I've tried the hot air gun at 370C briefly with no luck as well. I didn't try some of the other ideas that have been posted yet though

Here's an image of the donor chip - I'm sorry for the hairs all over it, I used a Q-tip to remove some flux with 99% iso alcohol and didn't see the remaining hairs at the time.
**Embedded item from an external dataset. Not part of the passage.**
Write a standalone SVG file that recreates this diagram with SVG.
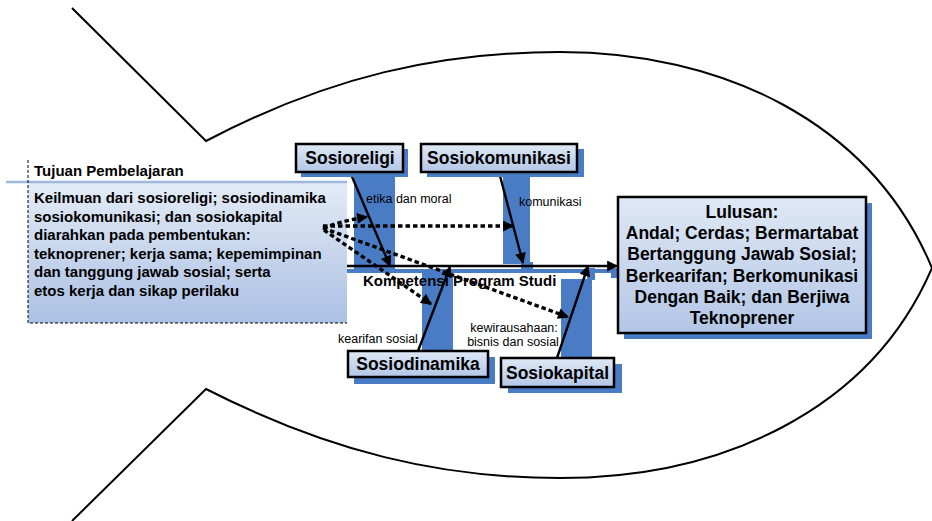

• It may have a bottom pad that is soldered, or the chip may be glued down. The better tool to use for this would be a hot-air tool to heat up the chip and anything underneath it then remove it. If you are removing it, why are you concerned with damaging the chip? Are you wanting to use it in another drive? – Ron Beyer Jun 30 '20 at 17:40
• You definitely need a hot air tool for this. There is almost certainly a thermal pad beneath the chip designed to wick away heat, which ironically is the exact opposite of what you want when you're removing it. You'll need to heat up the entire area with a hot air station – DerStrom8 Jun 30 '20 at 17:54
• Looks like an image of this chip can be found here. – rdtsc Jun 30 '20 at 18:35
• In addition, 300C might be too low for RoHS. If you don't care about the chip, try 360. Keep dwell time short to avoid darkening the PCB. – rdtsc Jun 30 '20 at 18:39
• Hot air is your friend here. – winny Jun 30 '20 at 20:32

## 2 Answers

The best thing to do is to use hot air rework with a thermal profile with solder that is high temp. The profile ensures that the solder can get hot enough to remove the chip, but only briefly.

In my experience some kind of flux also can help spread heat, and lower the temp of the solder, so surrounding the chip with some kind of flux can help remove it.
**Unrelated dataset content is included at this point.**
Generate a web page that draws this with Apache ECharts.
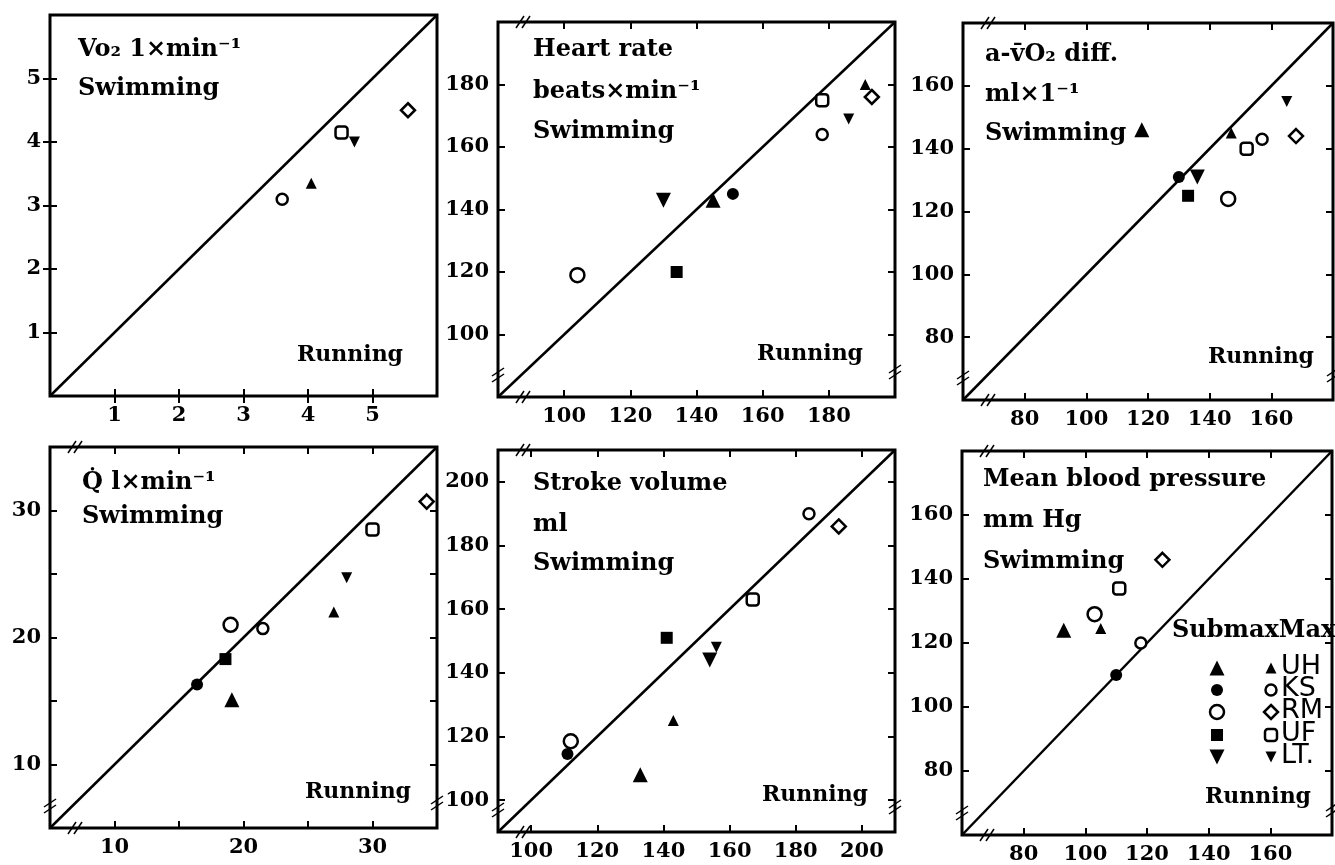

If the chip has a thermal pad with vias a soldering iron can be used on the bottom and hot air on the top to remove the chip.
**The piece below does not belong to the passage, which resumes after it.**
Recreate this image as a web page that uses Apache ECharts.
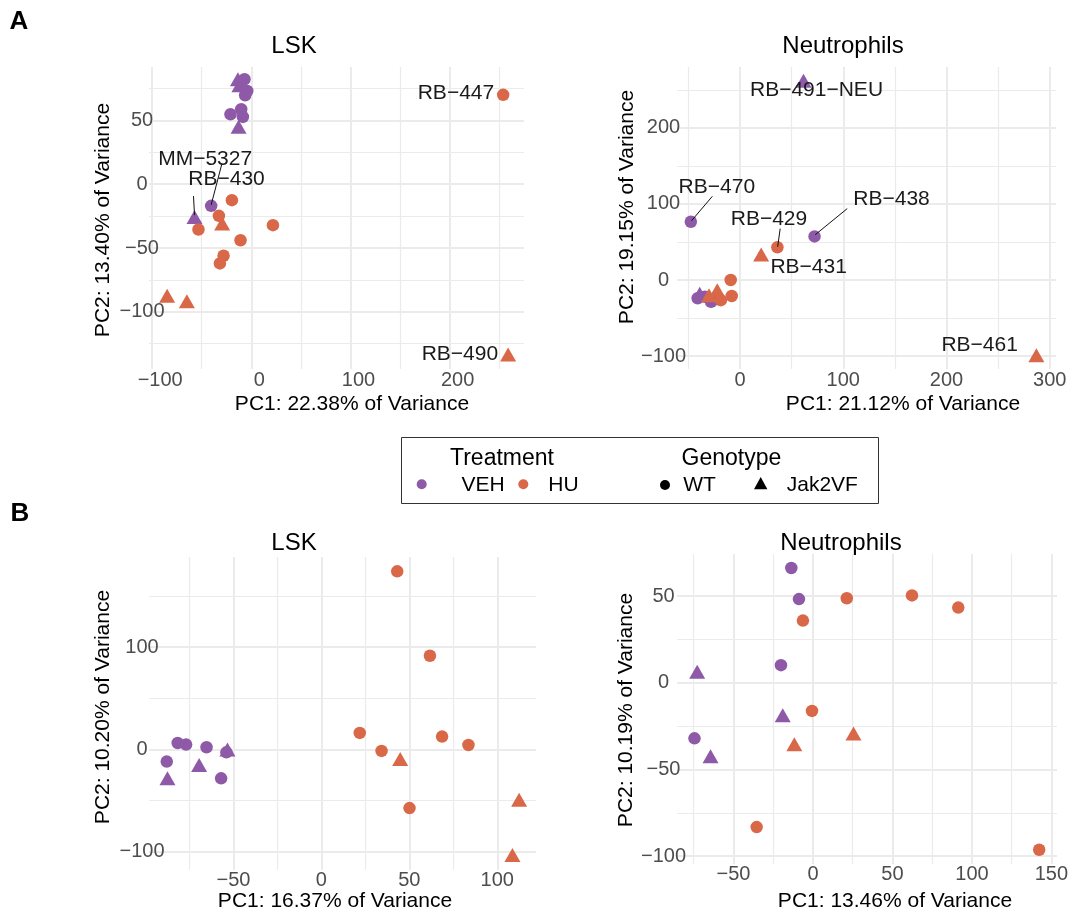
<!DOCTYPE html>
<html><head><meta charset="utf-8">
<script src="https://cdn.jsdelivr.net/npm/echarts@6/dist/echarts.min.js"></script>
<style>html,body{margin:0;padding:0;background:#fff}#c{width:1076px;height:915px}</style>
</head><body><div id="c"></div>
<script>
// ================= DATA =================
// Panel A – LSK
const aLskSample = ['','','','','','','MM−5327','','','','RB−430','','','','','','','','RB−447','','','','RB−490'];
const aLskTreatment = ['VEH','VEH','VEH','VEH','VEH','VEH','VEH','VEH','VEH','VEH','VEH','HU','HU','HU','HU','HU','HU','HU','HU','HU','HU','HU','HU'];
const aLskGenotype = ['WT','WT','WT','WT','WT','WT','WT','Jak2VF','Jak2VF','Jak2VF','Jak2VF','WT','WT','WT','WT','WT','WT','WT','WT','Jak2VF','Jak2VF','Jak2VF','Jak2VF'];
const aLskPC1 = [-6.9,-4.1,-6.2,-10.2,-21,-8.5,-40.5,-13.5,-12,-12.9,-57.3,-19.6,-32.7,-53.3,21.8,-10.9,-28,-31.7,254,-29.4,-84.9,-65,259];
const aLskPC2 = [82.2,73,69.7,58.7,54.8,52.7,-17,82.2,77.5,44.9,-25.8,-12.5,-24.8,-35.5,-32.1,-43.9,-56.1,-62.1,70,-30.8,-87.4,-91.8,-133.5];

// Panel A – Neutrophils
const aNeuSample = ['RB−470','RB−438','','','','RB−491−NEU','','','RB−429','','','','RB−431','RB−461','',''];
const aNeuTreatment = ['VEH','VEH','VEH','VEH','VEH','VEH','VEH','VEH','HU','HU','HU','HU','HU','HU','HU','HU'];
const aNeuGenotype = ['WT','WT','WT','WT','WT','Jak2VF','Jak2VF','Jak2VF','WT','WT','WT','WT','Jak2VF','Jak2VF','Jak2VF','Jak2VF'];
const aNeuPC1 = [-47.6,72.2,-41,-34,-28,61.5,-39,-26,36.2,-9,-8,-18.5,20.5,287,-22,-30];
const aNeuPC2 = [76.6,57.3,-24,-22,-28.6,262,-18,-24,43,0,-21,-26.5,33.5,-99,-13.5,-20];

// Panel B – LSK
const bLskTreatment = ['VEH','VEH','VEH','VEH','VEH','VEH','VEH','VEH','VEH','HU','HU','HU','HU','HU','HU','HU','HU','HU','HU'];
const bLskGenotype = ['WT','WT','WT','WT','WT','WT','Jak2VF','Jak2VF','Jak2VF','WT','WT','WT','WT','WT','WT','WT','Jak2VF','Jak2VF','Jak2VF'];
const bLskPC1 = [-87.9,-81.7,-76.9,-65.3,-57,-54,-53.4,-69.5,-87.5,43.1,61.7,21.8,68.6,83.6,34.2,50.1,44.8,112.4,108.6];
const bLskPC2 = [-12,6.2,4.6,2,-28.4,-3,-0.3,-15.4,-28.4,174,91.5,16,12.4,4.2,-1.6,-57.5,-9.5,-49.3,-103.4];

// Panel B – Neutrophils
const bNeuTreatment = ['VEH','VEH','VEH','VEH','VEH','VEH','VEH','HU','HU','HU','HU','HU','HU','HU','HU','HU'];
const bNeuGenotype = ['WT','WT','WT','WT','Jak2VF','Jak2VF','Jak2VF','WT','WT','WT','WT','WT','WT','WT','Jak2VF','Jak2VF'];
const bNeuPC1 = [-13.6,-8.8,-20.1,-74.5,-72.8,-19,-64.4,21.3,62.3,91.4,-6.3,-0.6,-35.4,142.3,25.5,-11.7];
const bNeuPC2 = [66.2,48.3,10.2,-32,6.4,-18.7,-42.3,48.8,50.4,43.4,35.9,-16.2,-83.2,-96.3,-29.2,-35.5];

// Legend / text
const treatmentLevels = ['VEH','HU'];
const genotypeLevels = ['WT','Jak2VF'];

// ================= STYLE / LAYOUT =================
const FONT = "'Liberation Sans', Arial, Helvetica, sans-serif";
const COLORS = {VEH:'#8E5AA7', HU:'#D96848'};
const GRIDC = '#EBEBEB';

const panels = [
  {title:'LSK', tx:294, ty:46, grid:{left:149,top:67,width:375,height:302}, xr:[-103.2,275], xs:100, yr:[-144.8,91.8], ys:50,
   yLabCx:142, xShift:8, xLabMargin:1,
   xName:'PC1: 22.38% of Variance', xnx:352, xny:404, yName:'PC2: 13.40% of Variance', ynx:103, yny:220,
   pc1:aLskPC1, pc2:aLskPC2, tr:aLskTreatment, ge:aLskGenotype, sm:aLskSample},
  {title:'Neutrophils', tx:843, ty:46, grid:{left:677,top:67,width:379,height:302}, xr:[-61,306], xs:100, yr:[-117,280], ys:100,
   yLabCx:663.5, xShift:0, xLabMargin:1,
   xName:'PC1: 21.12% of Variance', xnx:903, xny:404, yName:'PC2: 19.15% of Variance', ynx:627, yny:207,
   pc1:aNeuPC1, pc2:aNeuPC2, tr:aNeuTreatment, ge:aNeuGenotype, sm:aNeuSample},
  {title:'LSK', tx:294, ty:543, grid:{left:149,top:557,width:387,height:313}, xr:[-98,122], xs:50, yr:[-118,188], ys:100,
   yLabCx:142, xShift:0, xLabMargin:0,
   xName:'PC1: 16.37% of Variance', xnx:335, xny:901, yName:'PC2: 10.20% of Variance', ynx:103, yny:707,
   pc1:bLskPC1, pc2:bLskPC2, tr:bLskTreatment, ge:bLskGenotype, sm:null},
  {title:'Neutrophils', tx:841, ty:543, grid:{left:677,top:554,width:380,height:310}, xr:[-85.5,153.5], xs:50, yr:[-104.5,74.3], ys:50,
   yLabCx:663.5, xShift:0, xLabMargin:0,
   xName:'PC1: 13.46% of Variance', xnx:895, xny:901, yName:'PC2: 10.19% of Variance', ynx:626, yny:710,
   pc1:bNeuPC1, pc2:bNeuPC2, tr:bNeuTreatment, ge:bNeuGenotype, sm:null}
];

// label placement relative to point (pixels)
const labelPlacement = {
  'MM−5327':   {dx:-6,  dy:-47,  align:'center', line:[10.7,-42,0,-1]},
  'RB−430':    {dx:32,  dy:-37.5,align:'center', line:[-1,-21,0,-2]},
  'RB−447':    {dx:-9,  dy:-1.5, align:'right'},
  'RB−490':    {dx:-10, dy:0,    align:'right'},
  'RB−491−NEU':{dx:13,  dy:10,   align:'center'},
  'RB−470':    {dx:26,  dy:-34.5,align:'center', line:[21.5,-25.4,0.7,-1]},
  'RB−438':    {dx:77,  dy:-37.5,align:'center', line:[32.7,-27.8,0.7,-1.7]},
  'RB−429':    {dx:-8.4,dy:-28.4,align:'center', line:[2.8,-18.7,0.3,-0.5]},
  'RB−431':    {dx:47.5,dy:12.4, align:'center'},
  'RB−461':    {dx:-18.5,dy:-10, align:'right'}
};

function fmt(v){ return v < 0 ? '\u2212' + Math.abs(v) : String(v); }
function tickFmt(step){ return function(v){ const r = v/step; return Math.abs(r - Math.round(r)) < 1e-6 ? fmt(Math.round(v)) : ''; }; }

const chart = echarts.init(document.getElementById('c'), null, {renderer:'canvas'});

const grids = [], xAxes = [], yAxes = [], series = [];
panels.forEach((p, i) => {
  grids.push(Object.assign({containLabel:false}, p.grid));
  xAxes.push({
    type:'value', gridIndex:i, min:p.xr[0], max:p.xr[1], minInterval:p.xs, maxInterval:p.xs,
    axisLine:{show:false}, axisTick:{show:false},
    axisLabel:{formatter:tickFmt(p.xs), color:'#4D4D4D', fontSize:20, fontFamily:FONT, margin:p.xLabMargin,
      padding: p.xShift ? [0,0,0,2*p.xShift] : 0},
    splitLine:{show:true, showMinLine:false, showMaxLine:false, lineStyle:{color:GRIDC, width:2}},
    minorTick:{show:false, splitNumber:2},
    minorSplitLine:{show:true, lineStyle:{color:GRIDC, width:1.2}}
  });
  yAxes.push({
    type:'value', gridIndex:i, min:p.yr[0], max:p.yr[1], minInterval:p.ys, maxInterval:p.ys,
    axisLine:{show:false}, axisTick:{show:false},
    axisLabel:{formatter:tickFmt(p.ys), color:'#4D4D4D', fontSize:20, fontFamily:FONT, align:'center',
      margin:p.grid.left - p.yLabCx},
    splitLine:{show:true, showMinLine:false, showMaxLine:false, lineStyle:{color:GRIDC, width:2}},
    minorTick:{show:false, splitNumber:2},
    minorSplitLine:{show:true, lineStyle:{color:GRIDC, width:1.2}}
  });
  series.push({
    type:'scatter', xAxisIndex:i, yAxisIndex:i, silent:true,
    data:p.pc1.map((x, k) => [x, p.pc2[k]]),
    symbol:function(v, params){ return p.ge[params.dataIndex] === 'Jak2VF' ? 'triangle' : 'circle'; },
    symbolSize:function(v, params){ return p.ge[params.dataIndex] === 'Jak2VF' ? [16,14] : 12.5; },
    itemStyle:{opacity:1, color:function(params){ return COLORS[p.tr[params.dataIndex]]; }}
  });
});

chart.setOption({animation:false, backgroundColor:'#fff', grid:grids, xAxis:xAxes, yAxis:yAxes, series:series});

// ========== graphics: titles, axis names, labels, legend ==========
const els = [];
function txt(t, x, y, size, opts){
  opts = opts || {};
  const el = {type:'text', x:x, y:y, z:50,
    style:{text:t, x:0, y:0, fill:opts.fill || '#000', fontSize:size, fontFamily:FONT, fontWeight:opts.weight || 'normal',
      align:opts.align || 'center', textAlign:opts.align || 'center', verticalAlign:'middle', textVerticalAlign:'middle'}};
  if (opts.rot) el.rotation = opts.rot;
  els.push(el);
}
txt('A', 19, 22, 26, {weight:'bold', align:'center'});
txt('B', 20, 514, 26, {weight:'bold', align:'center'});

panels.forEach((p, i) => {
  txt(p.title, p.tx, p.ty, 24);
  txt(p.xName, p.xnx, p.xny, 21);
  txt(p.yName, p.ynx, p.yny, 21, {rot:Math.PI/2});
  if (!p.sm) return;
  p.sm.forEach((name, k) => {
    if (!name) return;
    const lp = labelPlacement[name];
    const pt = chart.convertToPixel({gridIndex:i}, [p.pc1[k], p.pc2[k]]);
    if (lp.line) {
      els.push({type:'line', z:40, shape:{x1:pt[0]+lp.line[0], y1:pt[1]+lp.line[1], x2:pt[0]+lp.line[2], y2:pt[1]+lp.line[3]},
        style:{stroke:'#111', lineWidth:1}});
    }
    txt(name, pt[0]+lp.dx, pt[1]+lp.dy, 21, {align:lp.align, fill:'#1a1a1a'});
  });
});

// legend box
els.push({type:'rect', z:30, shape:{x:401.5, y:437.5, width:477, height:66}, style:{fill:'#fff', stroke:'#333', lineWidth:1}});
function ltxt(t, x, y, size){
  els.push({type:'text', x:x, y:y, z:50, style:{text:t, x:0, y:0, fill:'#000', fontSize:size, fontFamily:FONT,
    align:'left', textAlign:'left', verticalAlign:'middle', textVerticalAlign:'middle'}});
}
ltxt('Treatment', 450, 459, 23);
ltxt('Genotype', 681.5, 459, 23);
els.push({type:'circle', z:50, shape:{cx:421.7, cy:484.3, r:5}, style:{fill:COLORS[treatmentLevels[0]]}});
ltxt(treatmentLevels[0], 461.5, 485, 21);
els.push({type:'circle', z:50, shape:{cx:523.3, cy:484.3, r:5}, style:{fill:COLORS[treatmentLevels[1]]}});
ltxt(treatmentLevels[1], 548.3, 485, 21);
els.push({type:'circle', z:50, shape:{cx:665, cy:485, r:5}, style:{fill:'#000'}});
ltxt(genotypeLevels[0], 683.3, 485, 21);
els.push({type:'polygon', z:50, shape:{points:[[760.7,477],[767.4,489.3],[754,489.3]]}, style:{fill:'#000'}});
ltxt(genotypeLevels[1], 786.7, 485, 21);

chart.setOption({graphic:{elements:els}});
</script>
</body></html>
With lead free solder, 300C won't be enough to bring the solder to a melting temp, because 300C is what the pen temperature is at, and as the heat spreads out on the PCB, the temperature drops. Even with hot air rework, I've found that I need 330 to 360C to remove IC's with lead free solder (but be careful as this can violate absolute maximum ratings).

• Thank you for the quick and thorough reply - I've updated my comment above, but essentially it sounds like I've done similar things but haven't done it right yet. I have been seeing videos of people just removing some chips instantly, and they have more visible "legs" on the chips as well. Mine seems to be a lot smaller and closer to the board, which is making it more difficult. – Brandon Jun 30 '20 at 20:35
• Why don't you post a picture, I used this process to remove a 10 DFN yesterday so I know it works. – Voltage Spike Jun 30 '20 at 20:39
• I've added an image to the post - Thank you – Brandon Jun 30 '20 at 22:35
• The problem is that ground plane that is next to the chip, it will wick a lot of heat away, use a hot air gun and make sure everything gets heated enough. Use flux, it should come off, you might have to turn up the temperature, be careful not to burn the board if you do. – Voltage Spike Jun 30 '20 at 22:45
• I'll go give that a try tonight. Thank you again for the help! I'll post my results here later. – Brandon Jun 30 '20 at 23:30

I finally got around to doing the work on the chip. It turned out I needed to turn the heat to 375C, hold the chip lightly with tweezers, and wave the heat gun intermittently on the chip until it just came off.

The temperature could possibly go lower - but my problem was that I didn't hold the heat gun close enough for long enough.

Voltage Spike was correct about the ground plane.

I had trouble putting the chip back on the new PCB and accidentally tore off one of the little metal contact plates for the BIOS chip. I tried to fix it to no avail - so I have ordered a new PCB to try again.